With the next stage of his career just around the corner, Perez hopes he will find a similar home in the PBA.
“Gusto ko maging parang ‘yung mga player na kahit hindi sila palagi scorer, binibigay nila lahat sa team. Parang si Calvin Abueva, hindi palaging best scorer pero impact,” muses Perez, whose first collegiate nickname “Baby Beast,” is a reference to the physical San Sebastian alum. “Ngayon, gusto ko rin si Scottie Thompson kasi sa rebounds niya, nafu-fuel ‘yung team sa hustle niya.”
Like Thompson, Perez hopes he could one day play for the national team as well. “Noong rookie pa ako, hindi ko pa pinapangarap ang ganyan. Pero ngayon, dahil sa mga nakikilala ko, at sa mga napapanood ko, naging dream ko na rin.”
Speaking of the national team, Perez also dreams of playing for Yeng Guiao—not just because of his iteration of the national team but for his overall coaching style. “Gusto ko si Coach Yeng Guiao kasi ginagamit niya lahat ng players niya. Kahit sikat ka na o hindi, lahat binibigyan niya ng chance,” Perez says.
This, coming from one of the biggest collegiate stars. “Syempre, iba ‘yung college sa pros. Marami diyan na magaling sa college pero nahihirapan sa PBA. Hindi mo pwede i-expect na kung ano ka sa college, ‘yun din sa PBA.”
Perez does not talk with the bravado of a typical college star, which may just be his biggest asset going into the pros. “He’s never forgotten his ‘why.’ When we talk, CJay says he’s doing all this to help his family have a better life. It’s not about him.

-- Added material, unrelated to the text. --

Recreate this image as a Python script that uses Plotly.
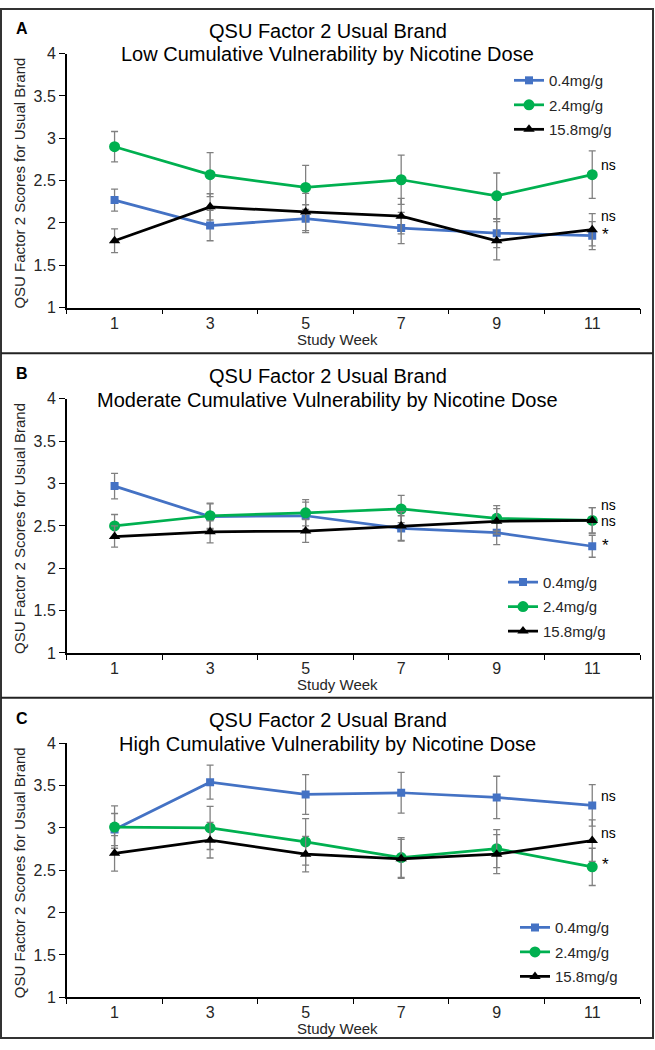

That’s what sets him apart,” says Robinson.
If you were to ask Perez what advice he’d give himself during his rookie year of collegiate basketball, it’s the same mantra he’s telling himself now as he heads towards the PBA. It’s that the hardships will always be there. Instead if allowing them to cut you down, embrace the bad times, learn what you can, and allow them to make you better.
“Ibigay mo lang best mo,” Perez says. “Huwag kang matakot mangarap.”